In that same month, IWF Senior Policy Analyst Inez Stepman testified before congress against the inclusion of gender identity into the long-debated Equal Rights Act, suggesting that allowing transgender women to cohabitate with cisgender women in places like prisons would lead to higher rates of sexual assault. She provided no evidence to justify this assumption, and failed to mention that transgender women currently imprisoned in male prisons face high rates of sexual assault and violence.
Documents uncovered by True North Research show that the IWF budgeted nearly $6 million to ten swing states before the 2022 US midterm elections for the purposes of anti-transgender messaging.
In February of 2022, the IWF publicly opposed the Violence Against Women Act on the grounds that it would also include transgender women.
In May of 2022, Republican house representative Debbie Lesko introduced House Resolution 1136, dubbed a “Women’s Bill of Rights.” The IWF were listed as co-sponsors. The proposed resolution would have legally defined women and men by their natal genitalia, and would have forced transgender women to cohabitate with men in athletics, prisons, domestic violence shelters, and restrooms. The resolution was referred to the House Committee on the Judiciary on the day it was introduced, who then referred it to the Subcommittee on the Constitution, Civil Rights, and Civil Liberties in November of 2022. No progress has been made since then.

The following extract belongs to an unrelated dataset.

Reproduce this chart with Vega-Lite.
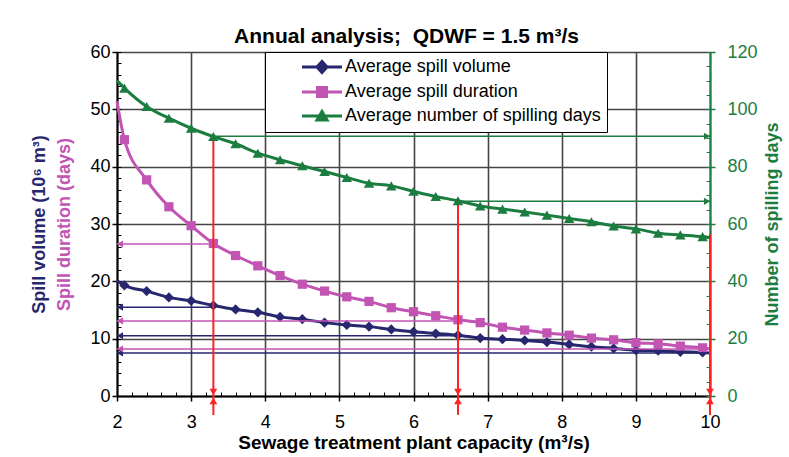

In March of 2023, at the Conservative Political Action Conference, Riley Gaines gave a speech decrying transgender women as an attack on women alongside detransitioner Chloe Cole.
In July of 2023, IWF uploaded a trailer to YouTube for a “Identity Crisis,” a documentary about detransitioners, or people who previously identified as transgender but no longer do. In the trailer, they warn of young adults “identifying as transgender at alarming rates,” and suggest that detransitioners are being “silenced.” They claim to feature the stories of mothers whose “daughters fell victim to transgender ideology.” On their webpage devoted to the documentary, there is a sidebar requesting stories from people who have been “affected by the gender ideology movement.”